Single by Images

from the album Album d'Images
- B-side: "Instrumental"
- Released: June 1986
- Recorded: 1986
- Genre: Pop
- Length: 3:54 (album) 6:05 (extended)
- Label: Flarenasch
- Songwriters: Richard Seff Stéphane Despres Jean Louis Pujade Phillipe Mimouni Christophe Despres
- Producer: Richard Seff

Images singles chronology
|  | "Les démons de minuit" (1986) | "Corps à corps" (1987) |

= Les Démons de minuit =

"Les Démons de minuit" is the debut single of the French band Images. Released in June 1986, it was the first single from their first album Album d'Images. Very popular, the song was a huge hit in France and the main summer hit of 1986, peaking at number one for 13 weeks.

==Background and writing==
"Les Démons de minuit" was also released as an English version (by the same group), titled "Love Emotion". It was very difficult for the group to find a record company agreeing to sign a contract with them, because at the beginning nobody believed in the potential of the song. Christophe Desprès, who took part in the composition of the song, was also a member of the group Pacifique, which released two top 20 hits in the late 1980s. At the time, the music video apparently was regarded scandalous in France as it featured a little particular priest, tortured by the temptation among seductive women.

==Chart performance==
In France, "Les Démons de minuit" debuted at number 30 on the SNEP Singles Chart on 21 June 1986, reached the top 10 two weeks after and climbed to number one on July 19, where it stayed for 13 weeks, and fell off the chart after 30 weeks. The song thus hold the title of the song with most weeks at number one on the French Singles Chart, this record being also performed in 1987 by Licence IV's "Viens boire un p'tit coup à la maison", and was beaten in 1993 by Jordy's "Dur dur d'être bébé!" which stayed at number one for 15 weeks. In addition, "Les Démons de minuit" was a number one hit in the Walloon region of Belgium, while it peaked at number 31 in the Flanders region of the same country. On the overall Eurochart Hot 100, it started at number 84 on 5 July 1987, attained number 20 in its 10th week, and fell off the chart after 28 weeks of presence. It also spent 13 weeks on the European Airplay Top 50, with a peak at number 21 twice.

==Cover versions==
"Les Démons de minuit" was re-recorded by Images in 1996 in a remixed version and features in this new version on their cover album Jusqu'au bout de la nuit, which was number one on the French Albums Chart for four weeks in France and number six in Belgium (Wallonia). In 1999, the song was included in a successful medley entitled "Jusqu'au bout de la nuit", performed with Émile, the singer of French band Gold (number 12 in France, number 24 in Wallonia).

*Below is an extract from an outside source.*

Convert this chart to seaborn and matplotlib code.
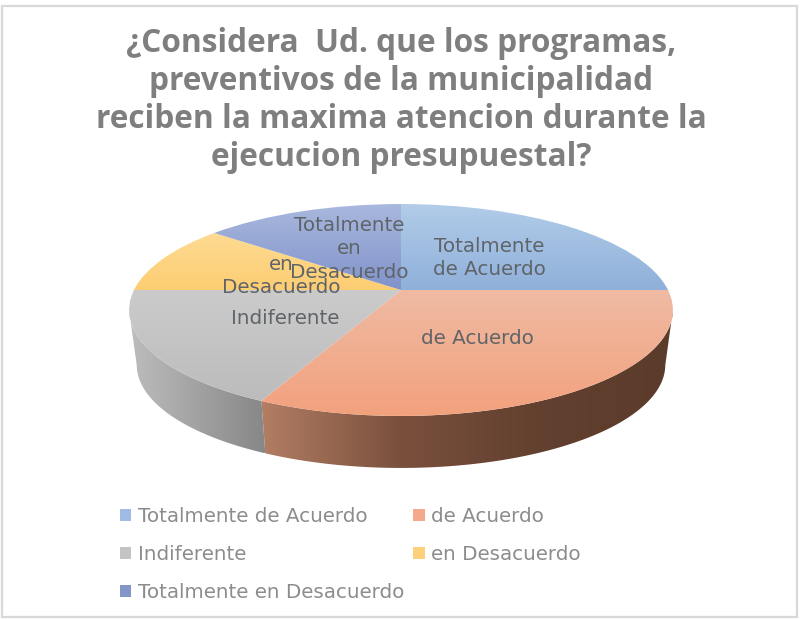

The song was covered by DV8 feat. R. Fame in 2002. It was also covered by Soma Riba and DJ Fou in 2005, and this version achieved a minor success, failing to reach the top 50 (number 54 in France). The playback of the song was also used for a rap version in English-language under the title "Devil's Rap", by "Ramsdy Jay and Gang".

==Track listings==
- 7" single
1. "Les Démons de minuit" — 3:54
2. "Les Démons de minuit" (instrumental) — 3:58

- 12" maxi
3. "Les Démons de minuit" — 6:05
4. "Les Démons de minuit" (instrumental) — 4:25

==Charts==

===Weekly charts===

1986 weekly chart performance for "Les Démons de minuit"
| Chart (1986) | Peak position |
|---|---|
| Belgium (Ultratop 50 Flanders) | 31 |
| Belgium (Ultratop 40 Wallonia) | 1 |
| Europe (European Hot 100) | 20 |
| Europe (European Airplay Top 50) | 21 |
| France (SNEP) | 1 |

1999 weekly chart performance for "Jusqu'au bout de la nuit" (medley)
| Chart (1999) | Peak position |
|---|---|
| Belgium (Ultratop 50 Wallonia) | 24 |
| France (SNEP) | 12 |

2005 weekly chart performance for "Les Démons de minuit" (by Soma Riba)
| Chart (2005) | Peak position |
|---|---|
| France (SNEP) | 54 |

===Year-end charts===

1986 year-end chart performance for "Les Démons de minuit"
| Chart (1986) | Position |
|---|---|
| Europe (European Hot 100) | 47 |
| France (SNEP) | 1 |

1999 year-end chart performance for "Jusqu'au bout de la nuit" (medley)
| Chart (1999) | Position |
|---|---|
| France (SNEP) | 75 |

==Certifications and sales==

Certifications for "Les Démons de minuit"
| Region | Certification | Certified units/sales |
| France (SNEP) | Platinum | 1,000,000^{*} |
| France (SNEP) 1999 Medley version | Silver | 125,000^{*} |
^{*} Sales figures based on certification alone.